[Code that draws figures]
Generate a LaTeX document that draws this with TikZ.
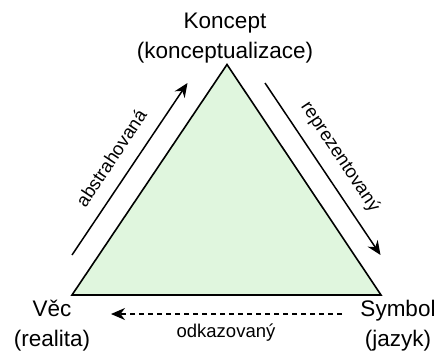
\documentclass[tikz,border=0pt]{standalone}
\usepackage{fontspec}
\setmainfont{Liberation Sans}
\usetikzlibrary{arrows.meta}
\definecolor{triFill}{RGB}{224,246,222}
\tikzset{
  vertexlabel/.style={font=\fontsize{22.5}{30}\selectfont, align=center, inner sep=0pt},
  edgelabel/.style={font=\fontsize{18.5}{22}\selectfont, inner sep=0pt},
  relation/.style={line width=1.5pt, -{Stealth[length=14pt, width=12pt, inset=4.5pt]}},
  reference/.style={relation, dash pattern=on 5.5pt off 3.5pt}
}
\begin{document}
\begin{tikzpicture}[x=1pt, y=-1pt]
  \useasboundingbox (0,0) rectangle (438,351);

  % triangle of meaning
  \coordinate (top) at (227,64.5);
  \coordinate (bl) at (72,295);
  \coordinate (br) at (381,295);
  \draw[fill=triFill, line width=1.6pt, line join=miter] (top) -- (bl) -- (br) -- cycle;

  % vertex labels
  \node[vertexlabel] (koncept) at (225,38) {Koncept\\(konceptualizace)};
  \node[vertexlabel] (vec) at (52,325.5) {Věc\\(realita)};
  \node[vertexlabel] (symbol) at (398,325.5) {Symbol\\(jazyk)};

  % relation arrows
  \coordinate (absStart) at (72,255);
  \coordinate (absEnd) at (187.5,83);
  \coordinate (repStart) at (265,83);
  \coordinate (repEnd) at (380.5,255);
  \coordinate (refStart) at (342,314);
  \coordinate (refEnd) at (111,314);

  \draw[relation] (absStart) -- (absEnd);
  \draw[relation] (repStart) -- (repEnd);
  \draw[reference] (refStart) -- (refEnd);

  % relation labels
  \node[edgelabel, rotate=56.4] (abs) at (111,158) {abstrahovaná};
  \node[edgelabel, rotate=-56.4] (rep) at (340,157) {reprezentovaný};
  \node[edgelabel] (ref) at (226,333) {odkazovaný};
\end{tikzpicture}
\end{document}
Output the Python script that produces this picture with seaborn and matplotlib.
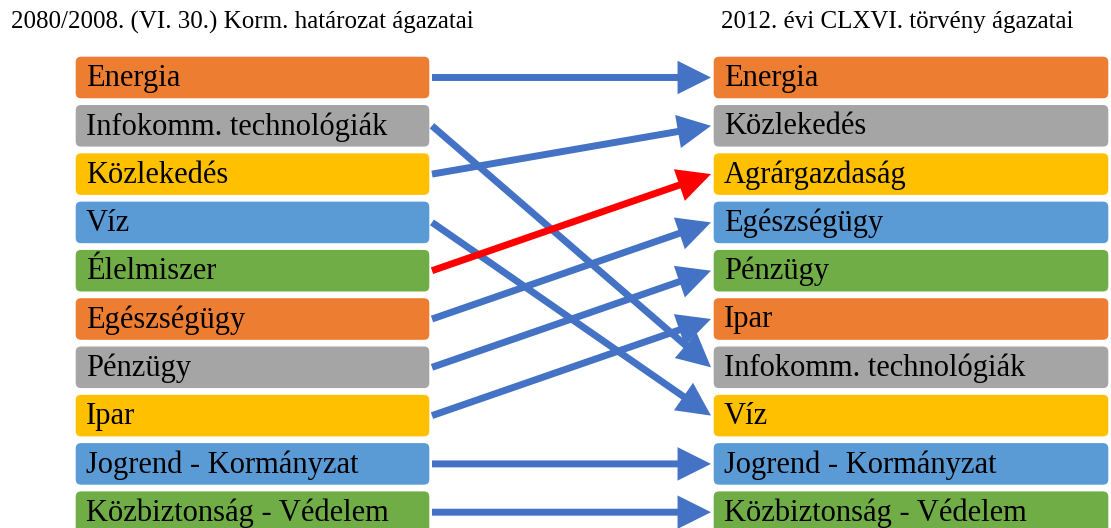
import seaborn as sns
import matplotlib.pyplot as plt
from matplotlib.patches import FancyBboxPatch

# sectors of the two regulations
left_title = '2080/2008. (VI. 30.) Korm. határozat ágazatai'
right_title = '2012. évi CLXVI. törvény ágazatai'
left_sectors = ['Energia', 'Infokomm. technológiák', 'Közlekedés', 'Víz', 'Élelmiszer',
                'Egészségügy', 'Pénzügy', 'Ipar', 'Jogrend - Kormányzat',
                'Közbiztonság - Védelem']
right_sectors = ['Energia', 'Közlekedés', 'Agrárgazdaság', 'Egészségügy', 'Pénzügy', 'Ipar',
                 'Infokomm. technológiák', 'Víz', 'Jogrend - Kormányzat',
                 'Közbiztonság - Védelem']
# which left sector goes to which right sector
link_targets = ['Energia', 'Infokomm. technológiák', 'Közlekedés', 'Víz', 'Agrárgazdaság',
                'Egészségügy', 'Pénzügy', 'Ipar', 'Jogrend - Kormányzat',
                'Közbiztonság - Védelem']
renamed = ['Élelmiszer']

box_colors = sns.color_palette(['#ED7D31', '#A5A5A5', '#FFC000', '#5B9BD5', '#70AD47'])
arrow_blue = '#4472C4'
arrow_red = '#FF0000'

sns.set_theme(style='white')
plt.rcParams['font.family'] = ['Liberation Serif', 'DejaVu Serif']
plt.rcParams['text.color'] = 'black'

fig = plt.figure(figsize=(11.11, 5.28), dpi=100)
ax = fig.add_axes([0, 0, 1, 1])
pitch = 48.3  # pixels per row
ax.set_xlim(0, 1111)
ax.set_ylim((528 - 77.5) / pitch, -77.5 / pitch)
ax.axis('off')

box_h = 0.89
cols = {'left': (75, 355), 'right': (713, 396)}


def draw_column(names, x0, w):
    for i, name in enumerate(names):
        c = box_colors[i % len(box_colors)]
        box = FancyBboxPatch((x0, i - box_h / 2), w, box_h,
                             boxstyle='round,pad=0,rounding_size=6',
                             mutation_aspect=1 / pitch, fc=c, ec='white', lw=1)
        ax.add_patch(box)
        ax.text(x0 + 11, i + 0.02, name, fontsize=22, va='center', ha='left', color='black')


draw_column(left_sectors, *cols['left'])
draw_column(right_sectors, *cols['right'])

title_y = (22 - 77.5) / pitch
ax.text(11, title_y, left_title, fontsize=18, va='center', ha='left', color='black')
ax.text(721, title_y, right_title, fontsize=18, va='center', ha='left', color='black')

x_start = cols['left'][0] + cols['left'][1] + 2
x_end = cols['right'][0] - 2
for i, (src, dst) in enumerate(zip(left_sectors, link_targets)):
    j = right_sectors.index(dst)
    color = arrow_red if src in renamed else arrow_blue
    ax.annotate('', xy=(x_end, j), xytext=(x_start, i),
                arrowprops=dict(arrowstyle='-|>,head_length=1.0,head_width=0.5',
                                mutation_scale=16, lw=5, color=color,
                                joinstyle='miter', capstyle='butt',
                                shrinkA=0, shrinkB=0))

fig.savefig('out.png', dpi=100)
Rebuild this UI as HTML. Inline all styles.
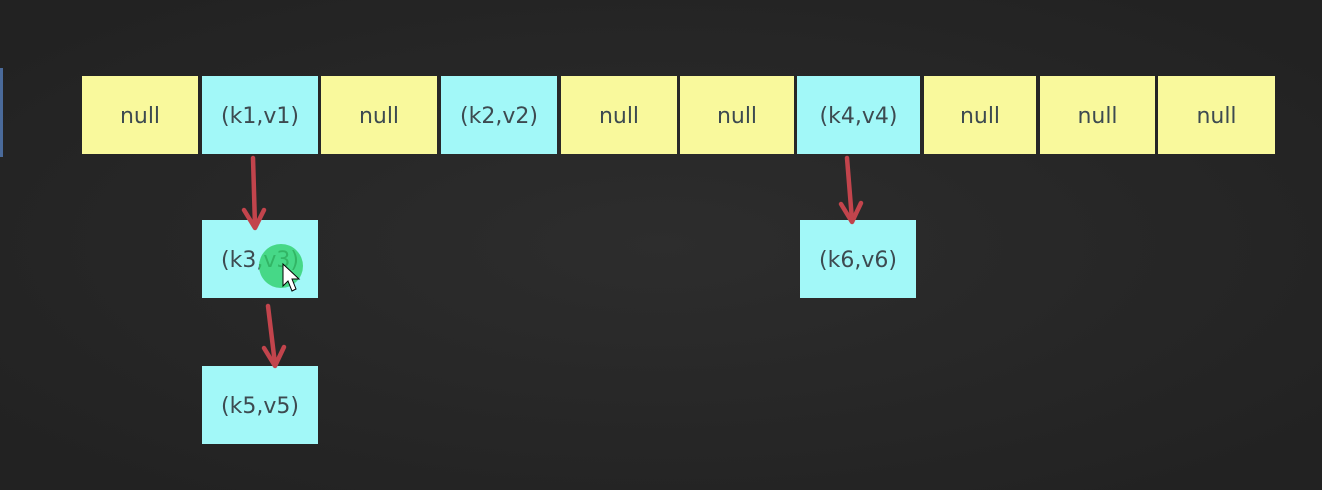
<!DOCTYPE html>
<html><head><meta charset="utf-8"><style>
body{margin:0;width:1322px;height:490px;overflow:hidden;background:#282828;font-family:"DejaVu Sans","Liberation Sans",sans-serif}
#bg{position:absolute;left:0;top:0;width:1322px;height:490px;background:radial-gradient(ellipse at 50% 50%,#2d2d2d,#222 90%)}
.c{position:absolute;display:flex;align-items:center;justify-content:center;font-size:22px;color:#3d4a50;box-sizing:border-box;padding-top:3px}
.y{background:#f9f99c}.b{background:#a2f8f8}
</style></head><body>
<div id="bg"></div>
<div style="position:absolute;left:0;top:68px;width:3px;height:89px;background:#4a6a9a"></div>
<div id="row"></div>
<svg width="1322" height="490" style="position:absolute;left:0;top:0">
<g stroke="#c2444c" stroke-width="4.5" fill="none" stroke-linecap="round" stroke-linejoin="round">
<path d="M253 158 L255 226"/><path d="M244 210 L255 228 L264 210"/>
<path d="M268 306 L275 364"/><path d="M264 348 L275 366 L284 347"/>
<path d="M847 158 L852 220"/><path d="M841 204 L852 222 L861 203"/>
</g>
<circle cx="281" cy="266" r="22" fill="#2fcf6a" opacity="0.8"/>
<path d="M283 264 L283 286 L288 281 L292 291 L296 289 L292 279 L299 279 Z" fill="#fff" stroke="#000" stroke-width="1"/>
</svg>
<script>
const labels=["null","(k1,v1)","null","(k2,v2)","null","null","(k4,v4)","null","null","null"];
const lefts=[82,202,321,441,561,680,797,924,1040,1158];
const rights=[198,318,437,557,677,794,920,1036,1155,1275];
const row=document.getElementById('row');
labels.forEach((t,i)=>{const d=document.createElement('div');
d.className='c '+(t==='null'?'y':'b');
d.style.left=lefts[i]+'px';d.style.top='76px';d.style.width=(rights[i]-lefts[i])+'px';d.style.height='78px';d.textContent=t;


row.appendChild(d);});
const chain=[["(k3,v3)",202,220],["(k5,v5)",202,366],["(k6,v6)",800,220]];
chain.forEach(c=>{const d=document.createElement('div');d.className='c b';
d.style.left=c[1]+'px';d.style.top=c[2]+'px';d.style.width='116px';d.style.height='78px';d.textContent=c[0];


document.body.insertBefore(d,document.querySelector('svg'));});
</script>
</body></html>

## DIRECTION
Exactly reproduce the lines from the line holding "Output the Python" through the line holding "from matplotlib.patches import FancyBboxPatch", and only those; pictures are to be left out.

## CORRECT RESPONSE
Output the Python script that produces this picture with seaborn and matplotlib.
import seaborn as sns
import matplotlib.pyplot as plt
from matplotlib.patches import FancyBboxPatch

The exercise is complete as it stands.